The Raven is a 1935 American horror film directed by Louis Friedlander and starring Boris Karloff and Bela Lugosi. The film is based on Edgar Allan Poe's 1845 homonymous poem, featuring Lugosi as a Poe-obssessed mad surgeon with a torture chamber in his basement and Karloff as a fugitive murderer on the run from the police.
Plot[]
After Jean Thatcher (Ware) has been injured in a car accident, her father, Judge Thatcher, (Hinds) and beau, Jerry (Matthews) implore retired surgeon, Dr. Richard Vollin (Lugosi) to perform a delicate operation to restore her to health. Vollin's insensitivity to human suffering at first refuses, as just then he was too busy negotiating the sale of his Edgar Allan Poe book collection to admit distraction. But a personal visit by Judge Thatcher, who frantically relates to him that in the opinion of Vollin's former hospital colleagues, only Vollin has the brilliance to perform the operation successfully, eventually pleases his vanity enough to change his mind; he saves her life. He befriends the spirited and grateful Jean, in the process revealing his passion for all things related to Edgar Allan Poe, including his homemade collection of torture devices inspired by Poe's works (such as a pit, pendulum with crescent razor, shrinking room, etc.), and identifying the raven as his talisman.
Vollin's increasing attentions to Jean, and her increasing admiration for him, convinces her Father to try and discourage Vollin from jeopardizing her engagement to Jerry. Angered, Vollin hatches a plan when Edmond Bateman, (Karloff, a murderer on the run), comes to his home asking for a new face so that he may live in anonymity. Vollin admits to not being a plastic surgeon, but says he can help Bateman, and asks him to help in exacting revenge on Judge Thatcher, which he refuses. Bateman explains that he feels his violent personality is a result of his having been called ugly all his life, and he hopes a new face may gave him a chance to reform.
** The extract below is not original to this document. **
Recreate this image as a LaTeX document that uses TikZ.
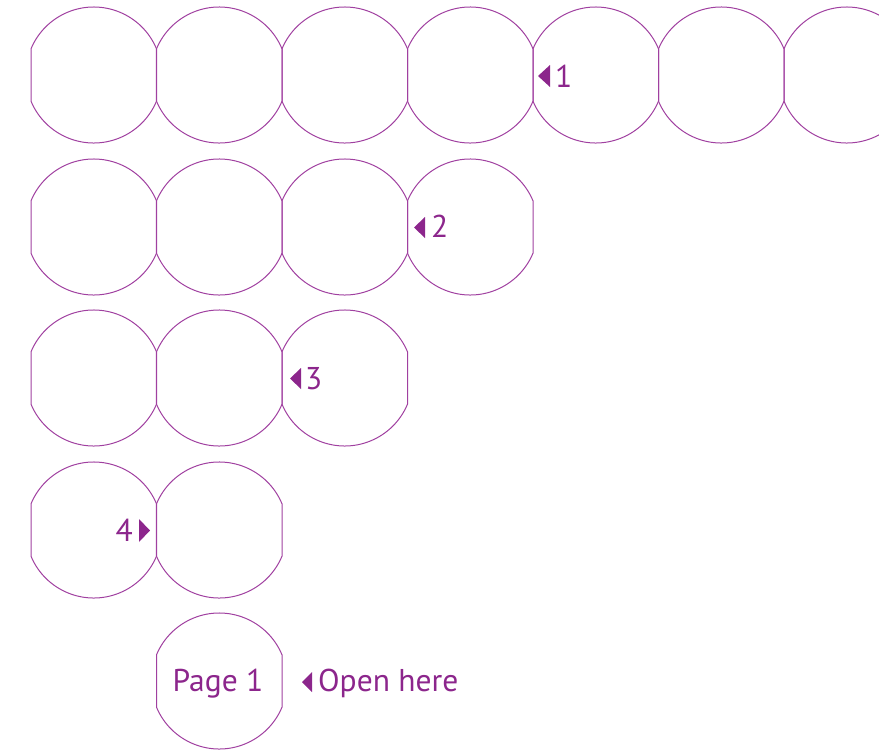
\documentclass[tikz,border=0pt]{standalone}
\usepackage{fontspec}
\setmainfont{PT Sans}
\definecolor{plum}{RGB}{140,38,140}
\definecolor{plumline}{RGB}{160,64,160}

\tikzset{
leafline/.style={draw=plumline, line width=1pt},
% one page: a circle cut flat on both sides
leaf/.pic={
\draw[leafline] (22.66:68) arc[start angle=22.66, end angle=157.34, radius=68]
  -- (202.66:68) arc[start angle=202.66, end angle=337.34, radius=68] -- cycle;
}
}

\begin{document}
\begin{tikzpicture}[
x=1pt, y=1pt,
tagtext/.style={text=plum, inner sep=0pt, font=\fontsize{31.5}{31.5}\selectfont},
flag/.style={fill=plum}
]
\clip (0,0) rectangle (879,-753);

% rows of pages
\foreach \y/\n in {75/7, 227/4, 378/3, 530/2}{
  \foreach \i in {1,...,\n}
    \pic at ({93.75+125.5*(\i-1)},-\y) {leaf};
}
\pic at (219.25,-681) {leaf};

% fold marks
\node[tagtext, anchor=base west] (fold1) at (555,-87) {1};
\fill[flag] (538,-76) -- (550,-65) -- (550,-87) -- cycle;

\node[tagtext, anchor=base west] (fold2) at (431,-237) {2};
\fill[flag] (414,-227.5) -- (425,-217) -- (425,-238) -- cycle;

\node[tagtext, anchor=base west] (fold3) at (305,-389) {3};
\fill[flag] (290,-378.5) -- (301,-368) -- (301,-389) -- cycle;

\node[tagtext, anchor=base east] (fold4) at (133,-541) {4};
\fill[flag] (150,-530.5) -- (139,-519) -- (139,-542) -- cycle;

\node[tagtext, anchor=base] (page1) at (218,-691) {Page 1};
\node[tagtext, anchor=base west] (openhere) at (318,-691) {Open here};
\fill[flag] (302,-682) -- (312,-672) -- (312,-692) -- cycle;

\end{tikzpicture}
\end{document}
Vollin performs the surgery, but instead turns Bateman into a disfigured monster, promising only to operate again on Bateman when Vollin's revenge is exacted. Bateman finally reluctantly agrees.
Vollin hosts a dinner party, among which Jean, Jerry, and the Judge are guests. Some are subjected to Poe-inspired traps; others are silenced by sleeping powders. Ultimately, Bateman is shot by Vollin as he rescues Jean and Jerry, but throws Vollin into the shrinking room where he perishes. The guests escape.